# The Universal Mercury II



## smithdan (Aug 3, 2021)

Back in March, a thread was started by TV_or_not_TV inquiring about this camera.  This prompted me to dust mine off and shoot a roll.  





It's a solidly built critter at least on the ouside, all cast alloy that tarnishes easily.




Lenses are changable,  I only have this one.  It's a half frame so the 35mm focal length works out to close to the field of view of a 50mm on full frame 35mm film.  The roundy hump covers the rotary shutter.  a variable pie shaped opening in the disk gives the different speeds, the disk rotates at a constant speed.  This clever design allows speeds up to 1/1000 sec.  Unfortunately the threads that allow focusing are siezed silid.  A long soak in Liquid Wrench and some careful but agressive channelock action was to no avail.  This limited test drives to f11 and beyond.




Around back, the DOF scale continues as well as a horribly complicated exposure calculator and a film reminder thingy.




On top, the middle shoe is hot, rather uncommon for a late 40's early 50's camera.  there is no PC socket.  The secondary shoe is  probably for a rangefinder attachment.




Inside, the pressed metal bits seem cheesy compared to the well fitted cast metal case.  All seems to work well with very little film scratching and even frame spacing.  

All on HP5,  D76 stock for the first two from last year,   then 1:1 for the rest.








..agressive crop on this one,  not bad for a half frame.


----------



## webestang64 (Aug 4, 2021)

Fantastic piece.

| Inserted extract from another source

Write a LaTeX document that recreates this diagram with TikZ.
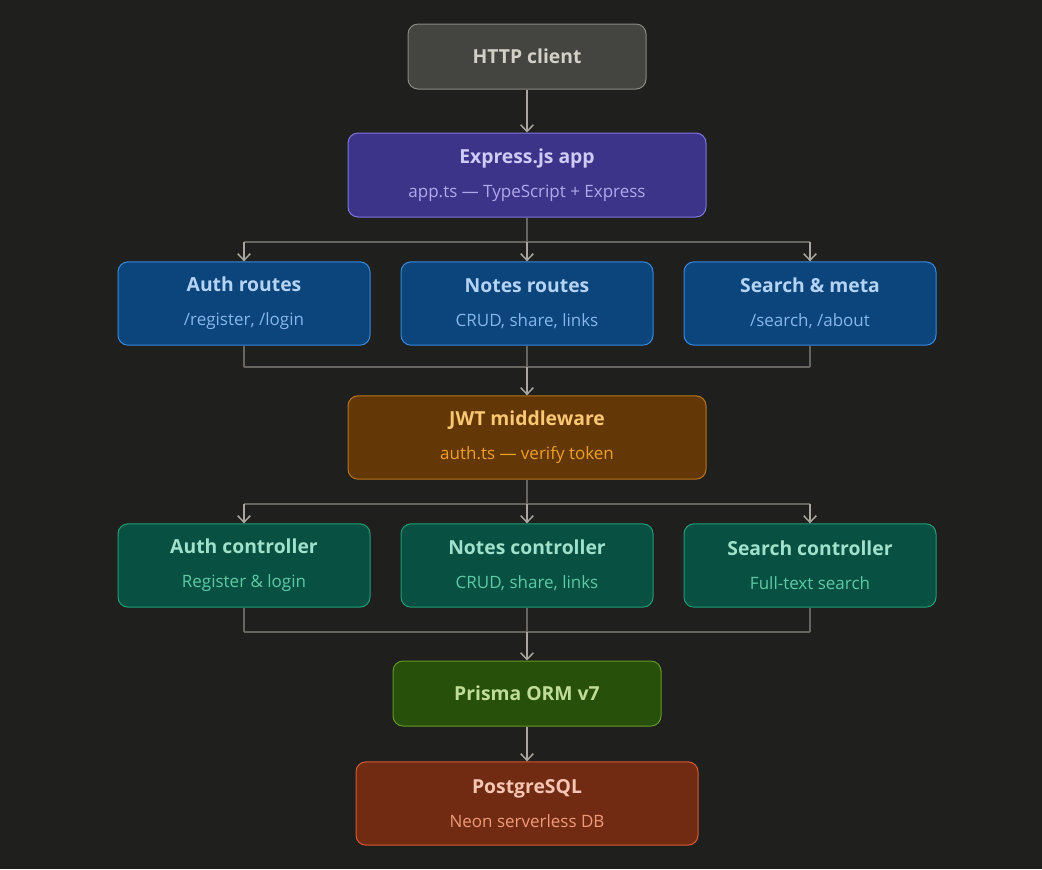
\documentclass[tikz,border=0pt]{standalone}
\usepackage{fontspec}
\setmainfont{Open Sans}
\newcommand{\titlefont}{\bfseries}
\usetikzlibrary{arrows.meta,positioning}
\definecolor{bgDark}{HTML}{1F1F1E}
\definecolor{clientFill}{HTML}{444441}
\definecolor{clientLine}{HTML}{8A8984}
\definecolor{clientText}{HTML}{D3D1C7}
\definecolor{appFill}{HTML}{3C3489}
\definecolor{appLine}{HTML}{7F77DD}
\definecolor{appTitle}{HTML}{CECBF6}
\definecolor{appSub}{HTML}{AFA9EC}
\definecolor{routeFill}{HTML}{0C447C}
\definecolor{routeLine}{HTML}{378ADD}
\definecolor{routeTitle}{HTML}{B5D4F4}
\definecolor{routeSub}{HTML}{85B7EB}
\definecolor{jwtFill}{HTML}{633806}
\definecolor{jwtLine}{HTML}{BA7517}
\definecolor{jwtTitle}{HTML}{FAC775}
\definecolor{jwtSub}{HTML}{EF9F27}
\definecolor{ctrlFill}{HTML}{085041}
\definecolor{ctrlLine}{HTML}{1D9E75}
\definecolor{ctrlTitle}{HTML}{9FE1CB}
\definecolor{ctrlSub}{HTML}{5DCAA5}
\definecolor{ormFill}{HTML}{27500A}
\definecolor{ormLine}{HTML}{639922}
\definecolor{ormTitle}{HTML}{C0DD97}
\definecolor{dbFill}{HTML}{712B13}
\definecolor{dbLine}{HTML}{D85A30}
\definecolor{dbTitle}{HTML}{F5C4B3}
\definecolor{dbSub}{HTML}{F0997B}
\definecolor{wireGray}{HTML}{666560}
\definecolor{arrowGray}{HTML}{A8A69E}
\newcommand{\subline}[2]{{\normalfont\fontsize{12.75}{15}\selectfont\color{#1}#2}}

\begin{document}
\begin{tikzpicture}[x=0.75pt,y=-0.75pt,
  box/.style={draw, rounded corners=7.5pt, line width=0.75pt, align=center,
    font=\titlefont\fontsize{14.5}{18}\selectfont, inner sep=0pt},
  wide/.style={box, minimum width=268.5pt, minimum height=62.5pt},
  tri/.style={box, minimum width=189pt, minimum height=62.5pt},
  clientbox/.style={box, fill=clientFill, draw=clientLine, text=clientText,
    minimum width=178.5pt, minimum height=48.75pt},
  appbox/.style={wide, fill=appFill, draw=appLine, text=appTitle, minimum height=63pt},
  routebox/.style={tri, fill=routeFill, draw=routeLine, text=routeTitle},
  jwtbox/.style={wide, fill=jwtFill, draw=jwtLine, text=jwtTitle},
  ctrlbox/.style={tri, fill=ctrlFill, draw=ctrlLine, text=ctrlTitle},
  ormbox/.style={box, fill=ormFill, draw=ormLine, text=ormTitle,
    minimum width=201pt, minimum height=48.75pt},
  dbbox/.style={box, fill=dbFill, draw=dbLine, text=dbTitle,
    minimum width=256.5pt, minimum height=62.5pt},
  wire/.style={draw=wireGray, line width=1.1pt},
  arr/.style={draw=arrowGray, line width=1.1pt, -{Straight Barb[length=5pt,width=9.5pt]}}]

\fill[bgDark] (0,0) rectangle (1042,869);
\useasboundingbox (0,0) rectangle (1042,869);

% boxes
\node[clientbox] (client) at (527,56.5) {HTTP client};
\node[appbox] (app) at (527,175) {Express.js app\\[7.5pt]\subline{appSub}{app.ts \textemdash\ TypeScript + Express}};

\node[routebox] (authR) at (244,303.5) {Auth routes\\[7.5pt]\subline{routeSub}{/register, /login}};
\node[routebox] (notesR) at (527,303.5) {Notes routes\\[7.5pt]\subline{routeSub}{CRUD, share, links}};
\node[routebox] (searchR) at (810,303.5) {Search \& meta\\[7.5pt]\subline{routeSub}{/search, /about}};

\node[jwtbox] (jwt) at (527,437.5) {JWT middleware\\[7.5pt]\subline{jwtSub}{auth.ts \textemdash\ verify token}};

\node[ctrlbox] (authC) at (244,565.5) {Auth controller\\[7.5pt]\subline{ctrlSub}{Register \& login}};
\node[ctrlbox] (notesC) at (527,565.5) {Notes controller\\[7.5pt]\subline{ctrlSub}{CRUD, share, links}};
\node[ctrlbox] (searchC) at (810,565.5) {Search controller\\[7.5pt]\subline{ctrlSub}{Full-text search}};

\node[ormbox] (orm) at (527,693.5) {Prisma ORM v7};
\node[dbbox] (db) at (527,803.5) {PostgreSQL\\[7.5pt]\subline{dbSub}{Neon serverless DB}};

% split and merge points
\coordinate (fanA) at (527,242);
\coordinate (joinA) at (527,367);
\coordinate (fanB) at (527,504);
\coordinate (joinB) at (527,632);

% connectors
\draw[arr] (client) -- (app);

\draw[wire] (app) -- (fanA);
\draw[wire] (fanA -| authR) -- (fanA -| searchR);
\foreach \n in {authR,notesR,searchR}
  \draw[arr] (fanA -| \n) -- (\n);

\foreach \n in {authR,notesR,searchR}
  \draw[wire] (\n) -- (joinA -| \n);
\draw[wire] (joinA -| authR) -- (joinA -| searchR);
\draw[arr] (joinA) -- (jwt);

\draw[wire] (jwt) -- (fanB);
\draw[wire] (fanB -| authC) -- (fanB -| searchC);
\foreach \n in {authC,notesC,searchC}
  \draw[arr] (fanB -| \n) -- (\n);

\foreach \n in {authC,notesC,searchC}
  \draw[wire] (\n) -- (joinB -| \n);
\draw[wire] (joinB -| authC) -- (joinB -| searchC);
\draw[arr] (joinB) -- (orm);

\draw[arr] (orm) -- (db);
\end{tikzpicture}
\end{document}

Shots look great.

I do not have a half-frame 35mm camera in my collection. Someday but buying a house is first priority.


----------



## smithdan (Aug 4, 2021)

Still regret not buying a used Olympus Pen (forget the specific model) from a friend back in the mid 60's.  I had just spent my mad money on a 28mm Takumar for Spot.

This one is certainly different.  Thanks for the kind comments.


----------